Skipping through a lot because of spoilers but, when the wedding blows up (NOT A SPOILER BECAUSE WHAT DID YOU THINK WAS GOING TO HAPPEN) Kiran’s dad falls sick and faints and Faisal is the only one around, they’re put in a position to trust each other. Faisal stepped up and handles the situation really well. That guy is really awesome man. He was so comforting throughout, and apologetic about the whole lying thing too.

Another scene towards the end that I love is when Deen talks to Imam Obeid, who’s been sort of a marriage counselor for Amira and Faisal. Which was before, obviously, since the marriage never happened. He gives Deen some stellar advice about his guilt and the debt he thinks he owes Faisal. It was a very heartwarming conversation. “The issue here is that you need to forgive yourself so you can move forward.” Since Deen was never close to either of his parents, in this one moment, Imam Obeid seemed to take on the role of a father figure to help Deen forgive himself.

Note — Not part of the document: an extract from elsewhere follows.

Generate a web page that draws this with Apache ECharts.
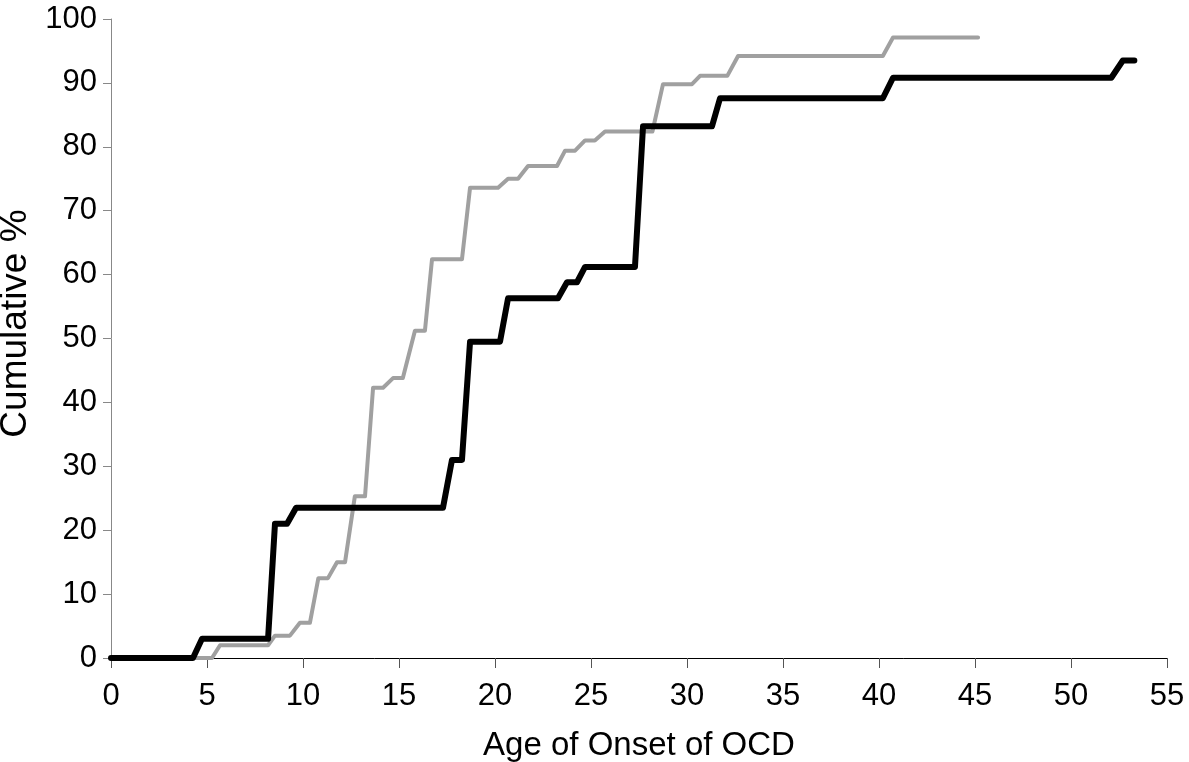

So yeah. Good book!! It didn’t have much romance though, barely any, but still was a fun casual read. It was pretty funny and I enjoyed reading about a culture I could slightly relate to. The wedding preparations were really familiar and made me feel nostalgic. I’d say it gets this: ☀️ emoji, which means it was good. Also, I’m kind of proud of how I got through the entire review without mentioning what “the secret” was.

Something I forgot to mention, remember the online game both Kiran and Deen play in the present? We get to see their chats on there too and they’re just as fun as the texts from three years ago and here’s one of my favourites:

Kasia Coribund (Kiran): How do you know when you’re actually safe with someone? Devynius Foxx (Deen): Like here?
Devynius Foxx: Like us?
Devynius Foxx: It’s a shame there’s no suggestive “waggle eyebrows” emoticon.

It’s not as blatantly funny as the Nintendo 3DS one, but it’s ironic how well they like each other, while simultaneously hating each other in real life. We see that Deen has not lost his charm, a gift to us all. Now all that’s left to do after reading my exceptional review is to go pick it up to read! Make sure to admire its cover for a minimum of 5 minutes before starting!